:: GIVEN MATERIAL

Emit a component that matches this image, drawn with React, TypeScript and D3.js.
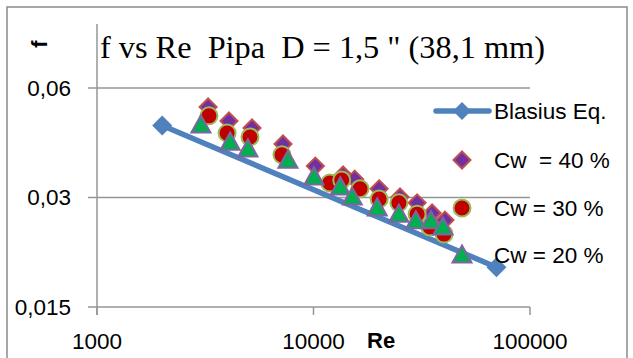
import React, { useRef, useEffect } from "react";
import * as d3 from "d3";

// Blasius correlation (two end points of the line)
const blasiusRe = [2000, 70000];
const blasiusF = [0.0473, 0.0193];

// measured friction factors
const cw40Re = [3260, 4070, 5200, 7230, 10200, 13700, 15500, 20100, 25100, 30100, 35300, 40500];
const cw40F = [0.0532, 0.0487, 0.0466, 0.0421, 0.0366, 0.0346, 0.0337, 0.0317, 0.0301, 0.029, 0.0272, 0.026];

const cw30Re = [3290, 3990, 5090, 7150, 11900, 13500, 16400, 20100, 24800, 30100, 34500, 40100];
const cw30F = [0.0503, 0.0451, 0.044, 0.0393, 0.0329, 0.0335, 0.0317, 0.0297, 0.029, 0.027, 0.0249, 0.0238];

const cw20Re = [3020, 4120, 4980, 7620, 10050, 13300, 15100, 19700, 24800, 29700, 34900, 39600];
const cw20F = [0.0475, 0.0426, 0.0408, 0.038, 0.0342, 0.0321, 0.0301, 0.0281, 0.027, 0.0259, 0.0259, 0.0249];

const xTicks = [1000, 10000, 100000];
const xTickLabels = ["1000", "10000", "100000"];
const yTicks = [0.015, 0.03, 0.06];
const yTickLabels = ["0,015", "0,03", "0,06"];

const legendLabels = ["Blasius Eq.", "Cw  = 40 %", "Cw = 30 %", "Cw = 20 %"];

const W = 633;
const H = 358;
const SANS = "'Liberation Sans', Arial, sans-serif";

const diamond = (r: number) => `M0,${-r}L${r},0L0,${r}L${-r},0Z`;
const triangle = (r: number) => `M0,${-r}L${r},${r * 0.8}L${-r},${r * 0.8}Z`;
const circle = (r: number) => `M${r},0A${r},${r} 0 1,1 ${-r},0A${r},${r} 0 1,1 ${r},0Z`;

const App = () => {
  const ref = useRef<SVGSVGElement>(null);

  useEffect(() => {
    const svg = d3.select(ref.current);
    svg.selectAll("*").remove();

    const x = d3.scaleLog().domain([1000, 100000]).range([97, 530]);
    const y = d3.scaleLog().base(2).domain([0.015, 0.06]).range([307, 88]);
    const left = x.range()[0];
    const right = x.range()[1];
    const bottom = y.range()[0];

    // chart border
    svg.append("rect")
      .attr("x", 7).attr("y", 7)
      .attr("width", 620).attr("height", 400)
      .attr("fill", "#fff")
      .attr("stroke", "#8a8a8a")
      .attr("stroke-width", 1.5);

    // gridlines
    svg.append("g")
      .selectAll("line")
      .data(yTicks.slice(1))
      .join("line")
      .attr("x1", left).attr("x2", right)
      .attr("y1", d => y(d)).attr("y2", d => y(d))
      .attr("stroke", "#969696")
      .attr("stroke-width", 1.5);

    // axes
    const axis = svg.append("g").attr("stroke", "#969696").attr("stroke-width", 1.5);
    axis.append("line").attr("x1", left).attr("x2", left).attr("y1", 24).attr("y2", bottom + 8);
    axis.append("line").attr("x1", left).attr("x2", right).attr("y1", bottom).attr("y2", bottom);
    axis.selectAll(".yt").data(yTicks).join("line")
      .attr("x1", left - 9).attr("x2", left)
      .attr("y1", d => y(d)).attr("y2", d => y(d));
    axis.selectAll(".xt").data(xTicks).join("line")
      .attr("x1", d => x(d)).attr("x2", d => x(d))
      .attr("y1", bottom).attr("y2", bottom + 8);

    // tick labels
    svg.append("g")
      .selectAll("text")
      .data(yTicks)
      .join("text")
      .attr("x", 71)
      .attr("y", d => y(d))
      .attr("dy", "0.35em")
      .attr("text-anchor", "end")
      .style("font-family", SANS)
      .style("font-size", "22.5px")
      .text((d, i) => yTickLabels[i]);

    svg.append("g")
      .selectAll("text")
      .data(xTicks)
      .join("text")
      .attr("x", d => x(d))
      .attr("y", 349)
      .attr("text-anchor", "middle")
      .style("font-family", SANS)
      .style("font-size", "22.5px")
      .text((d, i) => xTickLabels[i]);

    // axis titles
    svg.append("text")
      .attr("x", 367).attr("y", 348)
      .style("font-family", SANS)
      .style("font-size", "22px")
      .style("font-weight", "bold")
      .text("Re");

    svg.append("text")
      .attr("transform", "translate(47,44) rotate(-90)")
      .attr("text-anchor", "middle")
      .style("font-family", SANS)
      .style("font-size", "22px")
      .style("font-weight", "bold")
      .text("f");

    // title
    svg.append("text")
      .attr("x", 100).attr("y", 58)
      .attr("xml:space", "preserve")
      .style("white-space", "pre")
      .style("font-family", "'Liberation Serif', 'Times New Roman', serif")
      .style("font-size", "32.3px")
      .text("f vs Re  Pipa  D = 1,5 \" (38,1 mm)");

    // Blasius line
    const blasius = blasiusRe.map((r, i) => [r, blasiusF[i]]);
    svg.append("path")
      .datum(blasius)
      .attr("fill", "none")
      .attr("stroke", "#4f81bd")
      .attr("stroke-width", 5.5)
      .attr("d", d3.line<number[]>().x(d => x(d[0])).y(d => y(d[1])));
    svg.append("g")
      .selectAll("path")
      .data(blasius)
      .join("path")
      .attr("transform", d => `translate(${x(d[0])},${y(d[1])})`)
      .attr("d", diamond(10))
      .attr("fill", "#4f81bd");

    // measured series
    const drawSeries = (re: number[], f: number[], shape: string, fill: string, stroke: string) => {
      svg.append("g")
        .selectAll("path")
        .data(re.map((r, i) => [r, f[i]]))
        .join("path")
        .attr("transform", d => `translate(${x(d[0])},${y(d[1])})`)
        .attr("d", shape)
        .attr("fill", fill)
        .attr("stroke", stroke)
        .attr("stroke-width", 2);
    };
    drawSeries(cw40Re, cw40F, diamond(8.5), "#7030a0", "#c0504d");
    drawSeries(cw30Re, cw30F, circle(8.5), "#c00000", "#9bbb59");
    drawSeries(cw20Re, cw20F, triangle(9.5), "#00b050", "#8064a2");

    // legend
    const legendY = [111, 160, 208, 255];
    const lg = svg.append("g");
    lg.append("line")
      .attr("x1", 436).attr("x2", 489)
      .attr("y1", legendY[0]).attr("y2", legendY[0])
      .attr("stroke", "#4f81bd").attr("stroke-width", 5.5)
      .attr("stroke-linecap", "round");
    lg.append("path")
      .attr("transform", `translate(462,${legendY[0]})`)
      .attr("d", diamond(9)).attr("fill", "#4f81bd");
    lg.append("path")
      .attr("transform", `translate(462,${legendY[1]})`)
      .attr("d", diamond(8.5)).attr("fill", "#7030a0").attr("stroke", "#c0504d").attr("stroke-width", 2);
    lg.append("path")
      .attr("transform", `translate(462,${legendY[2]})`)
      .attr("d", circle(8.5)).attr("fill", "#c00000").attr("stroke", "#9bbb59").attr("stroke-width", 2);
    lg.append("path")
      .attr("transform", `translate(462,${legendY[3]})`)
      .attr("d", triangle(9.5)).attr("fill", "#00b050").attr("stroke", "#8064a2").attr("stroke-width", 2);
    lg.selectAll("text")
      .data(legendLabels)
      .join("text")
      .attr("x", 494)
      .attr("y", (d, i) => legendY[i])
      .attr("dy", "0.35em")
      .attr("xml:space", "preserve")
      .style("white-space", "pre")
      .style("font-family", SANS)
      .style("font-size", "22.5px")
      .text(d => d);
  }, []);

  return (
    <svg
      ref={ref}
      width={W}
      height={H}
      style={{ position: "absolute", left: 0, top: 0, background: "#fff" }}
    />
  );
};

export default App;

::::

● TASK DETAILS: Repeat the listing above exactly, with no pictures.

● SOLUTION:
Emit a component that matches this image, drawn with React, TypeScript and D3.js.
import React, { useRef, useEffect } from "react";
import * as d3 from "d3";

// Blasius correlation (two end points of the line)
const blasiusRe = [2000, 70000];
const blasiusF = [0.0473, 0.0193];

// measured friction factors
const cw40Re = [3260, 4070, 5200, 7230, 10200, 13700, 15500, 20100, 25100, 30100, 35300, 40500];
const cw40F = [0.0532, 0.0487, 0.0466, 0.0421, 0.0366, 0.0346, 0.0337, 0.0317, 0.0301, 0.029, 0.0272, 0.026];

const cw30Re = [3290, 3990, 5090, 7150, 11900, 13500, 16400, 20100, 24800, 30100, 34500, 40100];
const cw30F = [0.0503, 0.0451, 0.044, 0.0393, 0.0329, 0.0335, 0.0317, 0.0297, 0.029, 0.027, 0.0249, 0.0238];

const cw20Re = [3020, 4120, 4980, 7620, 10050, 13300, 15100, 19700, 24800, 29700, 34900, 39600];
const cw20F = [0.0475, 0.0426, 0.0408, 0.038, 0.0342, 0.0321, 0.0301, 0.0281, 0.027, 0.0259, 0.0259, 0.0249];

const xTicks = [1000, 10000, 100000];
const xTickLabels = ["1000", "10000", "100000"];
const yTicks = [0.015, 0.03, 0.06];
const yTickLabels = ["0,015", "0,03", "0,06"];

const legendLabels = ["Blasius Eq.", "Cw  = 40 %", "Cw = 30 %", "Cw = 20 %"];

const W = 633;
const H = 358;
const SANS = "'Liberation Sans', Arial, sans-serif";

const diamond = (r: number) => `M0,${-r}L${r},0L0,${r}L${-r},0Z`;
const triangle = (r: number) => `M0,${-r}L${r},${r * 0.8}L${-r},${r * 0.8}Z`;
const circle = (r: number) => `M${r},0A${r},${r} 0 1,1 ${-r},0A${r},${r} 0 1,1 ${r},0Z`;

const App = () => {
  const ref = useRef<SVGSVGElement>(null);

  useEffect(() => {
    const svg = d3.select(ref.current);
    svg.selectAll("*").remove();

    const x = d3.scaleLog().domain([1000, 100000]).range([97, 530]);
    const y = d3.scaleLog().base(2).domain([0.015, 0.06]).range([307, 88]);
    const left = x.range()[0];
    const right = x.range()[1];
    const bottom = y.range()[0];

    // chart border
    svg.append("rect")
      .attr("x", 7).attr("y", 7)
      .attr("width", 620).attr("height", 400)
      .attr("fill", "#fff")
      .attr("stroke", "#8a8a8a")
      .attr("stroke-width", 1.5);

    // gridlines
    svg.append("g")
      .selectAll("line")
      .data(yTicks.slice(1))
      .join("line")
      .attr("x1", left).attr("x2", right)
      .attr("y1", d => y(d)).attr("y2", d => y(d))
      .attr("stroke", "#969696")
      .attr("stroke-width", 1.5);

    // axes
    const axis = svg.append("g").attr("stroke", "#969696").attr("stroke-width", 1.5);
    axis.append("line").attr("x1", left).attr("x2", left).attr("y1", 24).attr("y2", bottom + 8);
    axis.append("line").attr("x1", left).attr("x2", right).attr("y1", bottom).attr("y2", bottom);
    axis.selectAll(".yt").data(yTicks).join("line")
      .attr("x1", left - 9).attr("x2", left)
      .attr("y1", d => y(d)).attr("y2", d => y(d));
    axis.selectAll(".xt").data(xTicks).join("line")
      .attr("x1", d => x(d)).attr("x2", d => x(d))
      .attr("y1", bottom).attr("y2", bottom + 8);

    // tick labels
    svg.append("g")
      .selectAll("text")
      .data(yTicks)
      .join("text")
      .attr("x", 71)
      .attr("y", d => y(d))
      .attr("dy", "0.35em")
      .attr("text-anchor", "end")
      .style("font-family", SANS)
      .style("font-size", "22.5px")
      .text((d, i) => yTickLabels[i]);

    svg.append("g")
      .selectAll("text")
      .data(xTicks)
      .join("text")
      .attr("x", d => x(d))
      .attr("y", 349)
      .attr("text-anchor", "middle")
      .style("font-family", SANS)
      .style("font-size", "22.5px")
      .text((d, i) => xTickLabels[i]);

    // axis titles
    svg.append("text")
      .attr("x", 367).attr("y", 348)
      .style("font-family", SANS)
      .style("font-size", "22px")
      .style("font-weight", "bold")
      .text("Re");

    svg.append("text")
      .attr("transform", "translate(47,44) rotate(-90)")
      .attr("text-anchor", "middle")
      .style("font-family", SANS)
      .style("font-size", "22px")
      .style("font-weight", "bold")
      .text("f");

    // title
    svg.append("text")
      .attr("x", 100).attr("y", 58)
      .attr("xml:space", "preserve")
      .style("white-space", "pre")
      .style("font-family", "'Liberation Serif', 'Times New Roman', serif")
      .style("font-size", "32.3px")
      .text("f vs Re  Pipa  D = 1,5 \" (38,1 mm)");

    // Blasius line
    const blasius = blasiusRe.map((r, i) => [r, blasiusF[i]]);
    svg.append("path")
      .datum(blasius)
      .attr("fill", "none")
      .attr("stroke", "#4f81bd")
      .attr("stroke-width", 5.5)
      .attr("d", d3.line<number[]>().x(d => x(d[0])).y(d => y(d[1])));
    svg.append("g")
      .selectAll("path")
      .data(blasius)
      .join("path")
      .attr("transform", d => `translate(${x(d[0])},${y(d[1])})`)
      .attr("d", diamond(10))
      .attr("fill", "#4f81bd");

    // measured series
    const drawSeries = (re: number[], f: number[], shape: string, fill: string, stroke: string) => {
      svg.append("g")
        .selectAll("path")
        .data(re.map((r, i) => [r, f[i]]))
        .join("path")
        .attr("transform", d => `translate(${x(d[0])},${y(d[1])})`)
        .attr("d", shape)
        .attr("fill", fill)
        .attr("stroke", stroke)
        .attr("stroke-width", 2);
    };
    drawSeries(cw40Re, cw40F, diamond(8.5), "#7030a0", "#c0504d");
    drawSeries(cw30Re, cw30F, circle(8.5), "#c00000", "#9bbb59");
    drawSeries(cw20Re, cw20F, triangle(9.5), "#00b050", "#8064a2");

    // legend
    const legendY = [111, 160, 208, 255];
    const lg = svg.append("g");
    lg.append("line")
      .attr("x1", 436).attr("x2", 489)
      .attr("y1", legendY[0]).attr("y2", legendY[0])
      .attr("stroke", "#4f81bd").attr("stroke-width", 5.5)
      .attr("stroke-linecap", "round");
    lg.append("path")
      .attr("transform", `translate(462,${legendY[0]})`)
      .attr("d", diamond(9)).attr("fill", "#4f81bd");
    lg.append("path")
      .attr("transform", `translate(462,${legendY[1]})`)
      .attr("d", diamond(8.5)).attr("fill", "#7030a0").attr("stroke", "#c0504d").attr("stroke-width", 2);
    lg.append("path")
      .attr("transform", `translate(462,${legendY[2]})`)
      .attr("d", circle(8.5)).attr("fill", "#c00000").attr("stroke", "#9bbb59").attr("stroke-width", 2);
    lg.append("path")
      .attr("transform", `translate(462,${legendY[3]})`)
      .attr("d", triangle(9.5)).attr("fill", "#00b050").attr("stroke", "#8064a2").attr("stroke-width", 2);
    lg.selectAll("text")
      .data(legendLabels)
      .join("text")
      .attr("x", 494)
      .attr("y", (d, i) => legendY[i])
      .attr("dy", "0.35em")
      .attr("xml:space", "preserve")
      .style("white-space", "pre")
      .style("font-family", SANS)
      .style("font-size", "22.5px")
      .text(d => d);
  }, []);

  return (
    <svg
      ref={ref}
      width={W}
      height={H}
      style={{ position: "absolute", left: 0, top: 0, background: "#fff" }}
    />
  );
};

export default App;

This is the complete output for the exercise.